I think that the trailing stop has a dilemma, where I can't get into the trailing stop before at least getting roughly my target price on trades. Now I've got a nice short entry above 1.2520 and I can let it ride a bit longer than the 1.2515-14 it's now.
However with my perceived maximum of this trade - from the extreme top of the recent range - towards the perceived pretty safe minimum, I find that trying to extend the target downwards would be too risky - just giving up some ticks when it possibly bounces ...
So one of the big difficulties I would have is to decide if I would wait and see if the range will be broken - which is many times very unlikely, or stay the scalping course. Well, it just goes to show that it's difficult to find longer term trades - much more difficult than the short-term scalps I do.
The best thing I find is scaling out and then have a very, very tight stop.
I guess I'm a little "lazy" too, I don't want to sit here watching the trade for many hours .. especially when very tired. I find that I have many similar entries to wizardtrader and his EuroFX journal; we obviously react to many of the same signals. However, I'm much more paranoid about letting the trade turn against me and get negative. He expects the trade to move positively immediately - which is pretty much how I trade too; but letting it turn negative while waiting for a much bigger target, trend to start is not something I can stomach. I guess Wizardtrader for practical purposes has a style which resembles a mix of mine and Chinook's style - looking for big intraday moves.

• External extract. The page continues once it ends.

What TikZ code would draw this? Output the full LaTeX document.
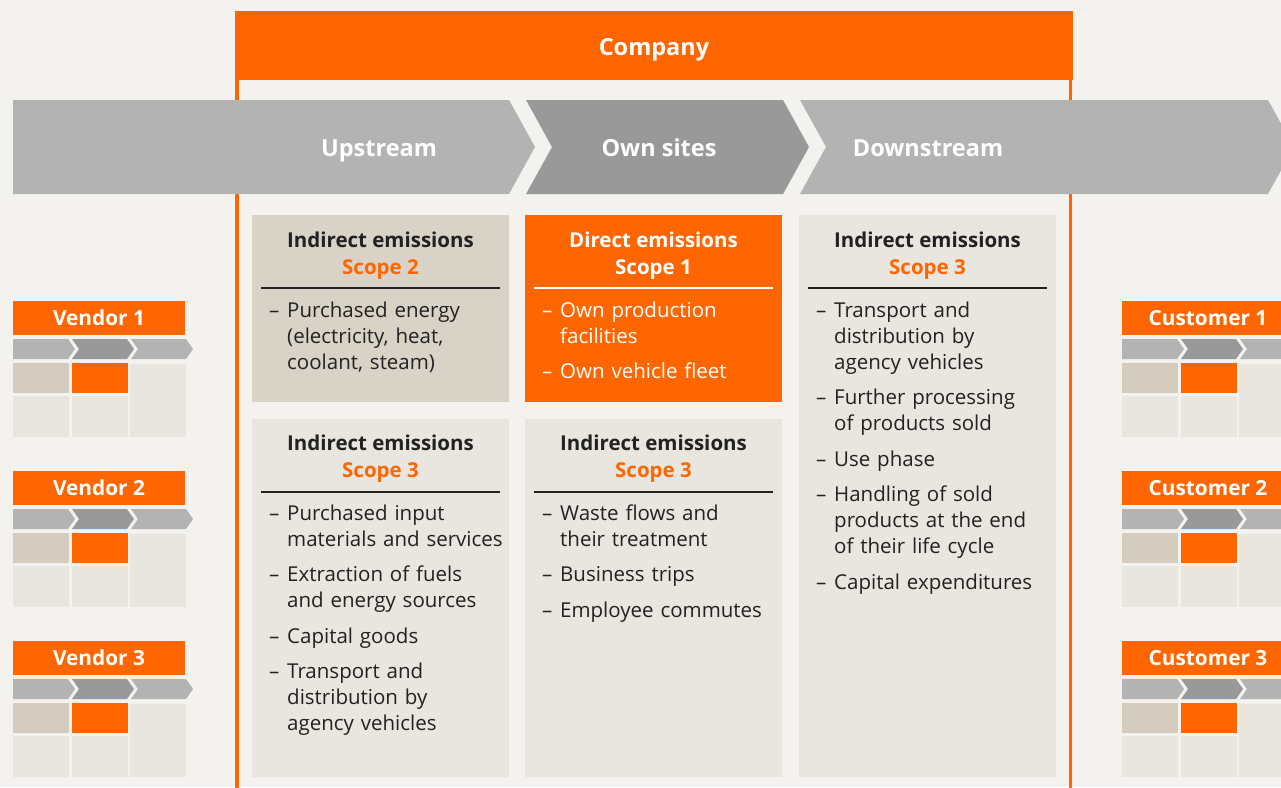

I think that the entries are very important here - getting a "safe distance" early. Then I differ on how to handle the exit, and would prefer to exit,enter after re-evaluation and confirming that the trade is still possible. I do this lots of times. That way I think I still could get a larger move - AND avoiding the trade turning negative - unless a large and quick move gets underway - in which case the stop is prudent.
I sometimes get out of the trade a little soon - but it's the exception rather than the norm - when considering the conditions for entering the trade - eyeing a range bounce, extensions etc. These are the easy trades I find. Jumping into a frenzy on a number's aftermath also is quite easy at times, just trying to get the larger trend in there and seeing the stalling and it's effects like I described earlier in another post (friday, I think).
I have very few negative days, and I contribute this to the "nervous trading" that I operate. I also have no big drawdowns in FX trading, while I had some fairly big losses on ES trading some days. I used quite a bit heavier leverage on occasions on the ES, while the EuroFX seems much more risky with regards to big size. I guess I have adapted my style a little as well when transitioning to FX.
The worst-case days are the over-trading days which I also have not had very many of on FX, although there were some stupid days in september with tight chops when using a 20-20 hindsight. Other days the trading frenzy got me out of trouble ... a negative day with perhaps 30 pips negative (I think it happened once), turned positive after I got back in there while it was still possible to perform a lot of quick trades.
In general the over-trading days are exhausting and does not contribute to any well-being throughout the week, even if they are successful turn-around operations.
I talked to Wizardtrader earlier, and he has a similar "normal limit" on trades like me - going for 2-6 trades per day. Any effort beyond that during RTH is normally not very productive. Another difference though is that I trade almost 24h (not normally continously trading - but sporadically), and get into various timezones. This might have to do with his trading environment - I don't know. I do think that securing profits when there are no very good additional entries is a very sae practice ... you avoid getting the "superman-feeling" jumping into your "next successful trade" immediately .. but rather nurture a "fear" of losing the hard-earned profits and not squandering it on a flimsy trade which you are not really that sure about. Such a daily cap on the number of trades helps to focus on this and sometimes enforce securing profits. He also mentioned that other traders with similar styles he knew had similar limits.
All of the experiences of traders here do amount to something, and I've found many interesting new techniques and views - some which have helped me improve my trading. Of course, most I owe the IB FX thread which started me off with FX .. and now that I converted most of my USD profits into EUR I found that I had doubled my base on EuroFX.
It's time to step up to the next level though, because I seldom slow down something I enjoy - just like driving ...

Simulation of some positions with various scaling in, out and might be how I can find out how to get from where I am now and continue on my financial goal (outrageously high goal, BTW .. just for kicks). Being it as it is now, I'm well on my way .. and that makes it much easier to stick to my plan of how to get there.
I have been doing some simulation on spot FX for largely "position trading", but the impact of actually having trades in the market is of course not part of this. Also, the EuroFX will continue to be my tool ... not spot FX -- although it probably is the way to go if I ever get closer to my financial goal.
Earlier, I have reached every one of my financial goals .. but this one is going to take some time.